• _Your goal_
Leaving out every picture, copy the lines of the data exactly, from the first through the line containing "(0,0) rectangle (20.17,-10.74);".

***

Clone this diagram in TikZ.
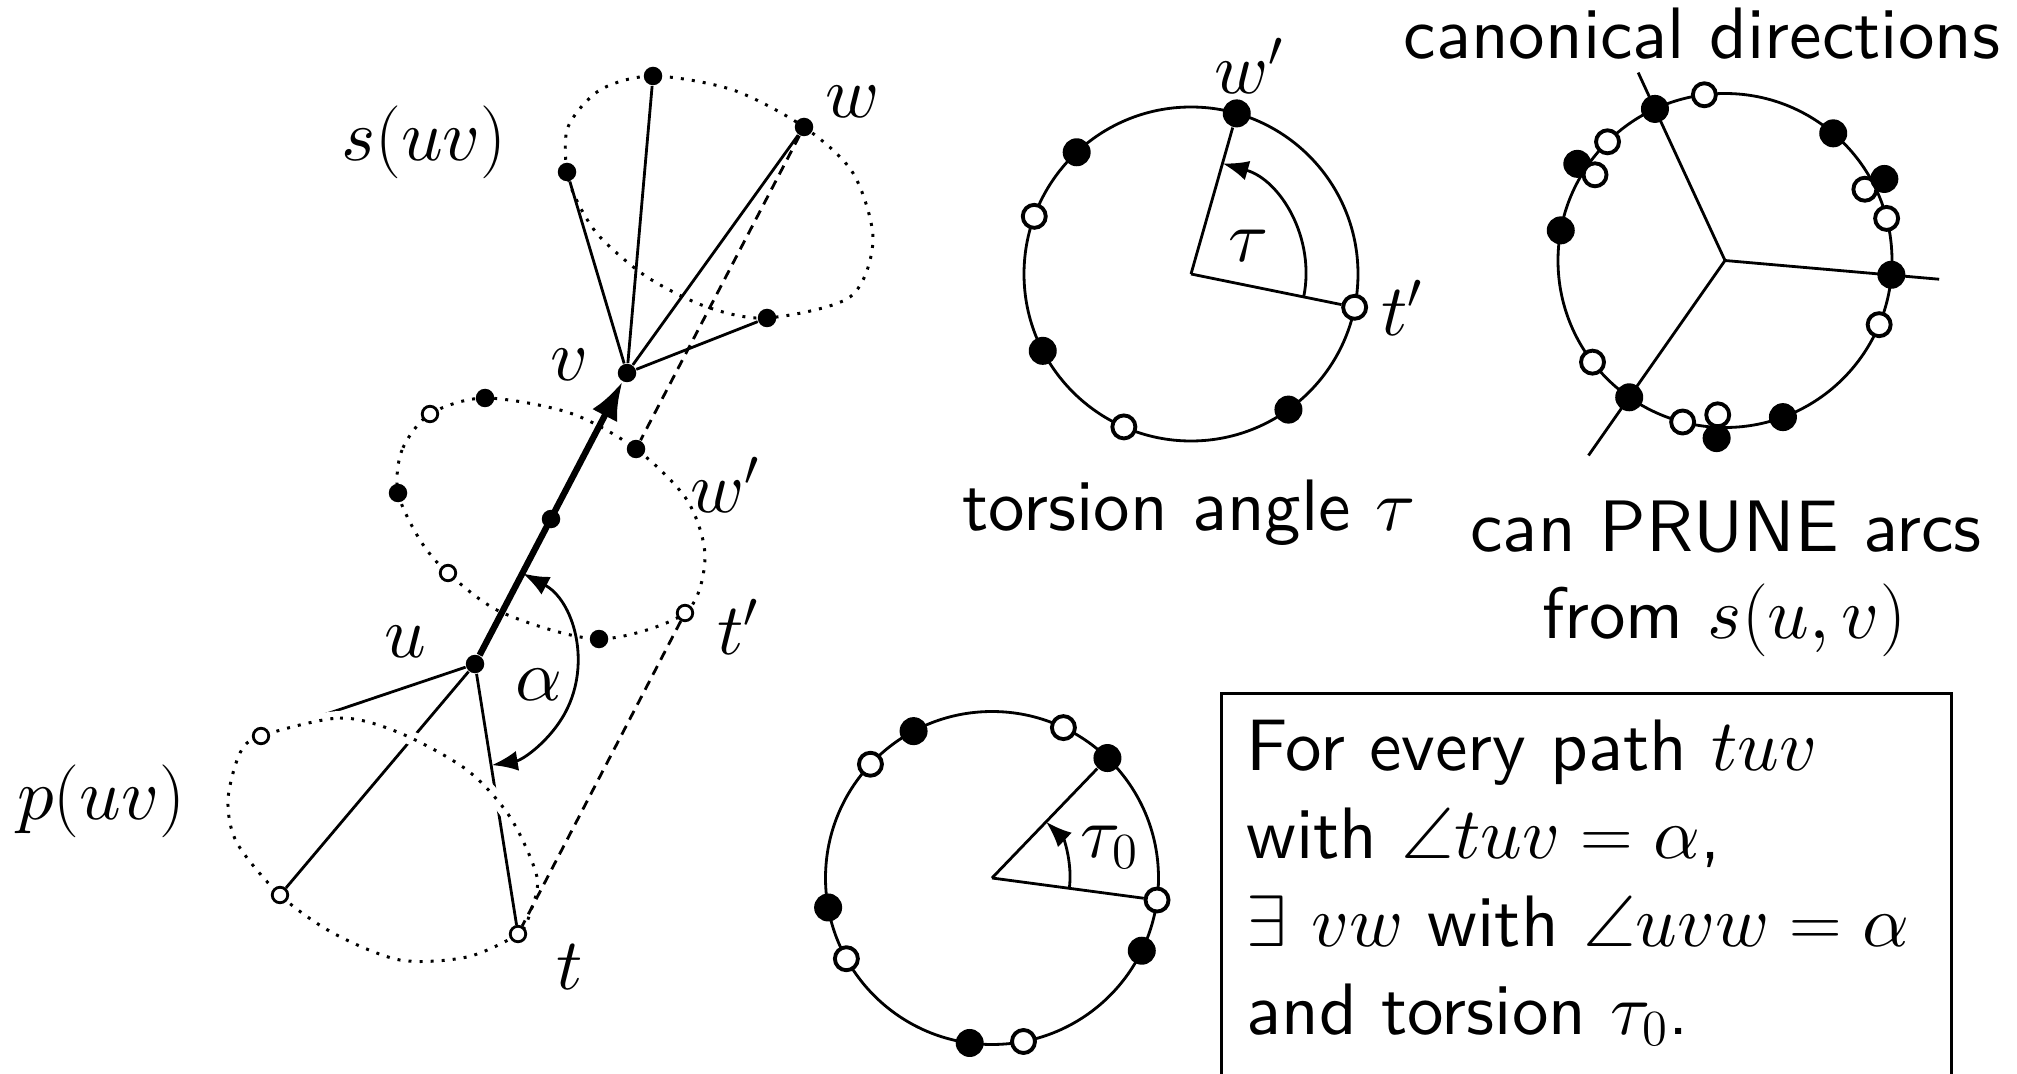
\documentclass[tikz,border=0pt]{standalone}
\usepackage{amsmath,amssymb}
\usepackage{fontspec}
\setsansfont{lmsans10-regular.otf}
\DeclareFontShape{OML}{cmm}{m}{it}{<->cmmi10}{}
\usetikzlibrary{arrows.meta,backgrounds}

\begin{document}
\begin{tikzpicture}[
  fdot/.style={circle, fill, inner sep=0pt, minimum size=1.85mm},
  odot/.style={circle, draw, fill=white, line width=0.8pt, inner sep=0pt, minimum size=1.55mm},
  fbig/.style={circle, fill, inner sep=0pt, minimum size=2.8mm},
  obig/.style={circle, draw, fill=white, line width=1.1pt, inner sep=0pt, minimum size=2.3mm},
  edge/.style={line width=0.8pt},
  bond/.style={line width=1.8pt, -{Latex[length=3.8mm,width=2.8mm]}},
  orbit/.style={line width=0.85pt, dash pattern=on 0.85pt off 2.3pt},
  front/.style={preaction={draw=white, line width=4pt, solid}},
  proj/.style={line width=0.8pt, dash pattern=on 2.8pt off 2pt},
  turn/.style={line width=0.8pt, -{Latex[length=2.6mm,width=2mm]}},
  bothturn/.style={line width=0.8pt, {Latex[length=2.6mm,width=2mm]}-{Latex[length=2.6mm,width=2mm]}},
  lbl/.style={font=\huge},
  caption/.style={font=\huge\sffamily, anchor=base},
  rulebox/.style={draw, line width=0.8pt, anchor=north west, font=\huge\sffamily, align=left,
    text width=6.8cm, inner xsep=2.5mm, inner ysep=2.7mm, text depth=3.5cm}
]
\useasboundingbox (0,0) rectangle (20.17,-10.74);

% bond uv and its two cones
\node[fdot] (v) at (6.27,-3.73) {};
\node[fdot] (u) at (4.75,-6.64) {};
\node[fdot] (mid) at (5.51,-5.19) {};
\node[fdot] (w) at (8.04,-1.27) {};
\node[fdot] (s1) at (6.53,-0.76) {};
\node[fdot] (s2) at (5.67,-1.72) {};
\node[fdot] (s3) at (7.67,-3.18) {};
\node[odot] (m1) at (4.30,-4.14) {};
\node[fdot] (m2) at (4.85,-3.98) {};
\node[fdot] (wp) at (6.36,-4.49) {};
\node[fdot] (m4) at (3.98,-4.93) {};
\node[odot] (m5) at (4.48,-5.73) {};
\node[fdot] (m6) at (5.99,-6.39) {};
\node[odot] (tp) at (6.85,-6.13) {};
\node[odot] (p1) at (2.61,-7.36) {};
\node[odot] (p2) at (2.80,-8.95) {};
\node[odot] (t) at (5.18,-9.34) {};

\begin{scope}[on background layer]
\draw[orbit] plot[smooth cycle] coordinates {(s2.center) (5.68,-1.27) (6.00,-0.90) (s1.center) (7.33,-0.90) (w.center) (8.53,-1.73) (8.73,-2.40) (8.50,-2.97) (s3.center) (7.07,-3.07) (6.47,-2.77) (6.00,-2.37) (5.78,-2.03)};
\draw[orbit] plot[smooth cycle] coordinates {(m1.center) (4.02,-4.50) (m4.center) (4.20,-5.40) (m5.center) (5.03,-6.13) (m6.center) (tp.center) (7.05,-5.57) (6.87,-5.00) (wp.center) (5.70,-4.13) (m2.center)};
\draw[edge] (v) -- (s1);
\draw[edge] (v) -- (s2);
\draw[edge] (v) -- (s3);
\draw[edge] (v) -- (w);
\draw[edge] (u) -- (p1);
\draw[edge] (u) -- (p2);
\draw[edge] (u) -- (t);
\draw[orbit, front] plot[smooth cycle] coordinates {(p1.center) (3.40,-7.18) (4.00,-7.33) (4.67,-7.70) (5.10,-8.17) (5.37,-8.77) (5.30,-9.13) (t.center) (4.67,-9.57) (4.00,-9.60) (3.33,-9.33) (p2.center) (2.37,-8.43) (2.28,-8.00) (2.40,-7.53)};
\draw[proj] (w) -- (wp);
\draw[proj] (tp) -- (t);
\draw[bond] (u) -- (v);
\end{scope}
\draw[bothturn] ([shift={(62:1.025)}]u.center) arc[start angle=62, end angle=-80.6, radius=1.025];

\node[lbl] (slab) at (4.24,-1.42) {$s(uv)$};
\node[lbl] (wlab) at (8.53,-1.02) {$w$};
\node[lbl] (vlab) at (5.69,-3.65) {$v$};
\node[lbl] (wplab) at (7.25,-4.85) {$w'$};
\node[lbl] (tplab) at (7.38,-6.27) {$t'$};
\node[lbl] (ulab) at (4.05,-6.42) {$u$};
\node[lbl] (alab) at (5.39,-6.85) {$\alpha$};
\node[lbl] (tlab) at (5.70,-9.67) {$t$};
\node[lbl] (plab) at (1.01,-8.01) {$p(uv)$};

% torsion angle
\coordinate (tc) at (11.91,-2.74);
\foreach \a/\k [count=\i] in {74.1/fbig, 133.2/fbig, 159.8/obig, 207.4/fbig, 246.3/obig, 305.7/fbig, 348.5/obig}
  \node[\k] (tor\i) at ([shift={(\a:1.67)}]tc) {};
\begin{scope}[on background layer]
\draw[edge] (tc) circle[radius=1.67];
\draw[edge] (tc) -- (tor1);
\draw[edge] (tc) -- (tor7);
\end{scope}
\draw[turn] ([shift={(-11.5:1.15)}]tc) arc[start angle=-11.5, end angle=74.1, radius=1.15];
\node[lbl] (taulab) at (12.49,-2.46) {$\tau$};
\node[lbl] (wtop) at (12.49,-0.66) {$w'$};
\node[lbl] (ttop) at (14.02,-3.08) {$t'$};
\node[caption] (torsion) at (11.89,-5.30) {torsion angle $\tau$};

% canonical directions
\coordinate (cc) at (17.25,-2.605);
\coordinate (dirA) at ([shift={(114.8:2.07)}]cc);
\coordinate (dirB) at ([shift={(-5:2.15)}]cc);
\coordinate (dirC) at ([shift={(235:2.38)}]cc);
\foreach \a/\r/\k [count=\i] in {114.8/1.67/fbig, 97.1/1.67/obig, 49.6/1.67/fbig, 134.7/1.67/obig,
    146.8/1.765/fbig, 146.6/1.557/obig, 169.6/1.67/fbig, 27/1.57/obig, 27.1/1.79/fbig,
    14.6/1.67/obig, -4.9/1.67/fbig, -22.6/1.67/obig, -69.7/1.67/fbig, 267.3/1.545/obig,
    267.3/1.778/fbig, 255.3/1.67/obig, 235/1.67/fbig, 217.5/1.67/obig}
  \node[\k] (can\i) at ([shift={(\a:\r)}]cc) {};
\begin{scope}[on background layer]
\draw[edge] (cc) circle[radius=1.67];
\draw[edge] (cc) -- (dirA);
\draw[edge] (cc) -- (dirB);
\draw[edge] (cc) -- (dirC);
\end{scope}
\node[caption] (canon) at (17.02,-0.59) {canonical directions};
\node[caption] (prune) at (17.26,-5.51) {can PRUNE arcs};
\node[caption] (prunefrom) at (17.24,-6.38) {from $s(u,v)$};

% torsion tau_0
\coordinate (bc) at (9.92,-8.78);
\foreach \a/\k [count=\i] in {118.1/fbig, 64.6/obig, 46.1/fbig, 136.9/obig, 190.2/fbig,
    209/obig, 262.3/fbig, 280.9/obig, 334.1/fbig, 352.4/obig}
  \node[\k] (bot\i) at ([shift={(\a:1.665)}]bc) {};
\begin{scope}[on background layer]
\draw[edge] (bc) circle[radius=1.665];
\draw[edge] (bc) -- (bot3);
\draw[edge] (bc) -- (bot10);
\end{scope}
\draw[turn] ([shift={(-7.6:0.78)}]bc) arc[start angle=-7.6, end angle=46.1, radius=0.78];
\node[lbl] (tau0lab) at (11.10,-8.47) {$\tau_0$};

\node[rulebox] (rule) at (12.20,-6.92) {For every path $tuv$\\with $\angle tuv=\alpha$,\\$\exists$ $vw$ with $\angle uvw=\alpha$\\and torsion $\tau_0$.};
\end{tikzpicture}
\end{document}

***

• _Exercise answer_
Clone this diagram in TikZ.
\documentclass[tikz,border=0pt]{standalone}
\usepackage{amsmath,amssymb}
\usepackage{fontspec}
\setsansfont{lmsans10-regular.otf}
\DeclareFontShape{OML}{cmm}{m}{it}{<->cmmi10}{}
\usetikzlibrary{arrows.meta,backgrounds}

\begin{document}
\begin{tikzpicture}[
  fdot/.style={circle, fill, inner sep=0pt, minimum size=1.85mm},
  odot/.style={circle, draw, fill=white, line width=0.8pt, inner sep=0pt, minimum size=1.55mm},
  fbig/.style={circle, fill, inner sep=0pt, minimum size=2.8mm},
  obig/.style={circle, draw, fill=white, line width=1.1pt, inner sep=0pt, minimum size=2.3mm},
  edge/.style={line width=0.8pt},
  bond/.style={line width=1.8pt, -{Latex[length=3.8mm,width=2.8mm]}},
  orbit/.style={line width=0.85pt, dash pattern=on 0.85pt off 2.3pt},
  front/.style={preaction={draw=white, line width=4pt, solid}},
  proj/.style={line width=0.8pt, dash pattern=on 2.8pt off 2pt},
  turn/.style={line width=0.8pt, -{Latex[length=2.6mm,width=2mm]}},
  bothturn/.style={line width=0.8pt, {Latex[length=2.6mm,width=2mm]}-{Latex[length=2.6mm,width=2mm]}},
  lbl/.style={font=\huge},
  caption/.style={font=\huge\sffamily, anchor=base},
  rulebox/.style={draw, line width=0.8pt, anchor=north west, font=\huge\sffamily, align=left,
    text width=6.8cm, inner xsep=2.5mm, inner ysep=2.7mm, text depth=3.5cm}
]
\useasboundingbox (0,0) rectangle (20.17,-10.74);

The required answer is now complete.